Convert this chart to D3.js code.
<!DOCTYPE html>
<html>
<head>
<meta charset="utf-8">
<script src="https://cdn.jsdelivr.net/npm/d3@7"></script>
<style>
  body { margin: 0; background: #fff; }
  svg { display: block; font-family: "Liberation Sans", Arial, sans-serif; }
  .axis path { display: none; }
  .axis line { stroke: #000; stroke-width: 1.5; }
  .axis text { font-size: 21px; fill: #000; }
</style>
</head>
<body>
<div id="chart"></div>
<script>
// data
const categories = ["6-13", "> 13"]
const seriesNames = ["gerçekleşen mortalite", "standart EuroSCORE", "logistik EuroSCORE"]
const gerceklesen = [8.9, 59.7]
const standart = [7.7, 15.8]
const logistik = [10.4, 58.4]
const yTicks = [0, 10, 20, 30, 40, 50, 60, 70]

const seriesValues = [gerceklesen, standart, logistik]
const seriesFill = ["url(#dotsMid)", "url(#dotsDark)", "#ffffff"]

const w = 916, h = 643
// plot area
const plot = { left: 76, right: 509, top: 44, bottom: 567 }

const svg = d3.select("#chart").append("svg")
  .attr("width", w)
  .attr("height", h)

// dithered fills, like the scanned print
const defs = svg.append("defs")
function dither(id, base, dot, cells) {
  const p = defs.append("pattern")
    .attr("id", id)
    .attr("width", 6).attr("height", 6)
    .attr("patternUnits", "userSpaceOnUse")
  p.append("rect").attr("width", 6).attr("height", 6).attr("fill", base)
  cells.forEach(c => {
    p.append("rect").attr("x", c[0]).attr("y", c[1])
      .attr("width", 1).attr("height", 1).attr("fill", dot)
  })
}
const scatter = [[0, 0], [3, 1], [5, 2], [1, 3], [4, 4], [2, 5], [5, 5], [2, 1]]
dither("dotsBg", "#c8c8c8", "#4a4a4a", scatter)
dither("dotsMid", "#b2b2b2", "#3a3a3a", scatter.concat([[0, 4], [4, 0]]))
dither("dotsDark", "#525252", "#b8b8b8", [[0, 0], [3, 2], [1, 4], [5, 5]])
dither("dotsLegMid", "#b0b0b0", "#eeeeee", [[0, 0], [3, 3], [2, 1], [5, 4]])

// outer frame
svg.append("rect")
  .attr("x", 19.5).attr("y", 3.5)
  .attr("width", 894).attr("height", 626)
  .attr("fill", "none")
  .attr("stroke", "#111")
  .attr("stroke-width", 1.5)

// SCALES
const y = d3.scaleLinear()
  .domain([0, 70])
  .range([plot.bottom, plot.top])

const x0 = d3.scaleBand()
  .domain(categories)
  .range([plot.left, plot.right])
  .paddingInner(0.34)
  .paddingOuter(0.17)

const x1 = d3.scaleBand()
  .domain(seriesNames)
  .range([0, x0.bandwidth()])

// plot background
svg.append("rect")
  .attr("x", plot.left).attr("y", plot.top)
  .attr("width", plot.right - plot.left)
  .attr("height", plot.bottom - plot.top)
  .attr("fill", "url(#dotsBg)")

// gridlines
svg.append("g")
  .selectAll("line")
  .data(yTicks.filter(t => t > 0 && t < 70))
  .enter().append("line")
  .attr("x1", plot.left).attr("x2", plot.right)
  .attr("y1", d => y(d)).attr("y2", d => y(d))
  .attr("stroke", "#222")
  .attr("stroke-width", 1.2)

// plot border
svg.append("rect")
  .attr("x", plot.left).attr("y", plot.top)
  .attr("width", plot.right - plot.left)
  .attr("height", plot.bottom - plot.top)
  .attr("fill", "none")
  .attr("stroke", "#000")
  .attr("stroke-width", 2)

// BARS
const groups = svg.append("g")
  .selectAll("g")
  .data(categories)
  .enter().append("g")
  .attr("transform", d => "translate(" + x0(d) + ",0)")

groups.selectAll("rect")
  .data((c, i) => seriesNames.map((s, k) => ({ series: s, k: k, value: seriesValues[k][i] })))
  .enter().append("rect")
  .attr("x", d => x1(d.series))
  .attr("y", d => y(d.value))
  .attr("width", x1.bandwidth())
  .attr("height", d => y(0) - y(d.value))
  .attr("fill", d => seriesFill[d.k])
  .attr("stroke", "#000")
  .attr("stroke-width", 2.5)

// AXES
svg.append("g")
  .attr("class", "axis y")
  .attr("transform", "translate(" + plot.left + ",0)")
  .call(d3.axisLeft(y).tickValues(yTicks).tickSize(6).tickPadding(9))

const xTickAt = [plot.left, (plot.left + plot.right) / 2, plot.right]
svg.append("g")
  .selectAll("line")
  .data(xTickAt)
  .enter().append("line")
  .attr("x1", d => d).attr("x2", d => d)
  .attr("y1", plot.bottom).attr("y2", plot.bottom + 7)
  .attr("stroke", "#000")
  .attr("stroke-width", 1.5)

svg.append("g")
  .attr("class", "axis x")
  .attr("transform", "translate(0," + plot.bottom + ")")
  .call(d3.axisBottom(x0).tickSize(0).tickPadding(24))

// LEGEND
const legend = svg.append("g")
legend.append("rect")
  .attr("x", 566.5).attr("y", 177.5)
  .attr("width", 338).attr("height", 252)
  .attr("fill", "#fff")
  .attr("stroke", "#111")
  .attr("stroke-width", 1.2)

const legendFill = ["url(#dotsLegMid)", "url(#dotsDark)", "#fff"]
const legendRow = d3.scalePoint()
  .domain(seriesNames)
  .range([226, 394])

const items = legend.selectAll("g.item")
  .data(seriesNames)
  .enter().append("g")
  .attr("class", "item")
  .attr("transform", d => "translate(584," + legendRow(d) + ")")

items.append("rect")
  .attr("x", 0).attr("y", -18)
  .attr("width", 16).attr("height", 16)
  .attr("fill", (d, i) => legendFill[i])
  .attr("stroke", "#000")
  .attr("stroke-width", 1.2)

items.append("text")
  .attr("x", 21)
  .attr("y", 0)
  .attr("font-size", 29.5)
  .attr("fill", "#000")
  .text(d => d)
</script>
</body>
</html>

---

▶ [GIVEN TASK]
Write out the data exactly as it stands.

▶ [OUTPUT]
Convert this chart to D3.js code.
<!DOCTYPE html>
<html>
<head>
<meta charset="utf-8">
<script src="https://cdn.jsdelivr.net/npm/d3@7"></script>
<style>
  body { margin: 0; background: #fff; }
  svg { display: block; font-family: "Liberation Sans", Arial, sans-serif; }
  .axis path { display: none; }
  .axis line { stroke: #000; stroke-width: 1.5; }
  .axis text { font-size: 21px; fill: #000; }
</style>
</head>
<body>
<div id="chart"></div>
<script>
// data
const categories = ["6-13", "> 13"]
const seriesNames = ["gerçekleşen mortalite", "standart EuroSCORE", "logistik EuroSCORE"]
const gerceklesen = [8.9, 59.7]
const standart = [7.7, 15.8]
const logistik = [10.4, 58.4]
const yTicks = [0, 10, 20, 30, 40, 50, 60, 70]

const seriesValues = [gerceklesen, standart, logistik]
const seriesFill = ["url(#dotsMid)", "url(#dotsDark)", "#ffffff"]

const w = 916, h = 643
// plot area
const plot = { left: 76, right: 509, top: 44, bottom: 567 }

const svg = d3.select("#chart").append("svg")
  .attr("width", w)
  .attr("height", h)

// dithered fills, like the scanned print
const defs = svg.append("defs")
function dither(id, base, dot, cells) {
  const p = defs.append("pattern")
    .attr("id", id)
    .attr("width", 6).attr("height", 6)
    .attr("patternUnits", "userSpaceOnUse")
  p.append("rect").attr("width", 6).attr("height", 6).attr("fill", base)
  cells.forEach(c => {
    p.append("rect").attr("x", c[0]).attr("y", c[1])
      .attr("width", 1).attr("height", 1).attr("fill", dot)
  })
}
const scatter = [[0, 0], [3, 1], [5, 2], [1, 3], [4, 4], [2, 5], [5, 5], [2, 1]]
dither("dotsBg", "#c8c8c8", "#4a4a4a", scatter)
dither("dotsMid", "#b2b2b2", "#3a3a3a", scatter.concat([[0, 4], [4, 0]]))
dither("dotsDark", "#525252", "#b8b8b8", [[0, 0], [3, 2], [1, 4], [5, 5]])
dither("dotsLegMid", "#b0b0b0", "#eeeeee", [[0, 0], [3, 3], [2, 1], [5, 4]])

// outer frame
svg.append("rect")
  .attr("x", 19.5).attr("y", 3.5)
  .attr("width", 894).attr("height", 626)
  .attr("fill", "none")
  .attr("stroke", "#111")
  .attr("stroke-width", 1.5)

// SCALES
const y = d3.scaleLinear()
  .domain([0, 70])
  .range([plot.bottom, plot.top])

const x0 = d3.scaleBand()
  .domain(categories)
  .range([plot.left, plot.right])
  .paddingInner(0.34)
  .paddingOuter(0.17)

const x1 = d3.scaleBand()
  .domain(seriesNames)
  .range([0, x0.bandwidth()])

// plot background
svg.append("rect")
  .attr("x", plot.left).attr("y", plot.top)
  .attr("width", plot.right - plot.left)
  .attr("height", plot.bottom - plot.top)
  .attr("fill", "url(#dotsBg)")

// gridlines
svg.append("g")
  .selectAll("line")
  .data(yTicks.filter(t => t > 0 && t < 70))
  .enter().append("line")
  .attr("x1", plot.left).attr("x2", plot.right)
  .attr("y1", d => y(d)).attr("y2", d => y(d))
  .attr("stroke", "#222")
  .attr("stroke-width", 1.2)

// plot border
svg.append("rect")
  .attr("x", plot.left).attr("y", plot.top)
  .attr("width", plot.right - plot.left)
  .attr("height", plot.bottom - plot.top)
  .attr("fill", "none")
  .attr("stroke", "#000")
  .attr("stroke-width", 2)

// BARS
const groups = svg.append("g")
  .selectAll("g")
  .data(categories)
  .enter().append("g")
  .attr("transform", d => "translate(" + x0(d) + ",0)")

groups.selectAll("rect")
  .data((c, i) => seriesNames.map((s, k) => ({ series: s, k: k, value: seriesValues[k][i] })))
  .enter().append("rect")
  .attr("x", d => x1(d.series))
  .attr("y", d => y(d.value))
  .attr("width", x1.bandwidth())
  .attr("height", d => y(0) - y(d.value))
  .attr("fill", d => seriesFill[d.k])
  .attr("stroke", "#000")
  .attr("stroke-width", 2.5)

// AXES
svg.append("g")
  .attr("class", "axis y")
  .attr("transform", "translate(" + plot.left + ",0)")
  .call(d3.axisLeft(y).tickValues(yTicks).tickSize(6).tickPadding(9))

const xTickAt = [plot.left, (plot.left + plot.right) / 2, plot.right]
svg.append("g")
  .selectAll("line")
  .data(xTickAt)
  .enter().append("line")
  .attr("x1", d => d).attr("x2", d => d)
  .attr("y1", plot.bottom).attr("y2", plot.bottom + 7)
  .attr("stroke", "#000")
  .attr("stroke-width", 1.5)

svg.append("g")
  .attr("class", "axis x")
  .attr("transform", "translate(0," + plot.bottom + ")")
  .call(d3.axisBottom(x0).tickSize(0).tickPadding(24))

// LEGEND
const legend = svg.append("g")
legend.append("rect")
  .attr("x", 566.5).attr("y", 177.5)
  .attr("width", 338).attr("height", 252)
  .attr("fill", "#fff")
  .attr("stroke", "#111")
  .attr("stroke-width", 1.2)

const legendFill = ["url(#dotsLegMid)", "url(#dotsDark)", "#fff"]
const legendRow = d3.scalePoint()
  .domain(seriesNames)
  .range([226, 394])

const items = legend.selectAll("g.item")
  .data(seriesNames)
  .enter().append("g")
  .attr("class", "item")
  .attr("transform", d => "translate(584," + legendRow(d) + ")")

items.append("rect")
  .attr("x", 0).attr("y", -18)
  .attr("width", 16).attr("height", 16)
  .attr("fill", (d, i) => legendFill[i])
  .attr("stroke", "#000")
  .attr("stroke-width", 1.2)

items.append("text")
  .attr("x", 21)
  .attr("y", 0)
  .attr("font-size", 29.5)
  .attr("fill", "#000")
  .text(d => d)
</script>
</body>
</html>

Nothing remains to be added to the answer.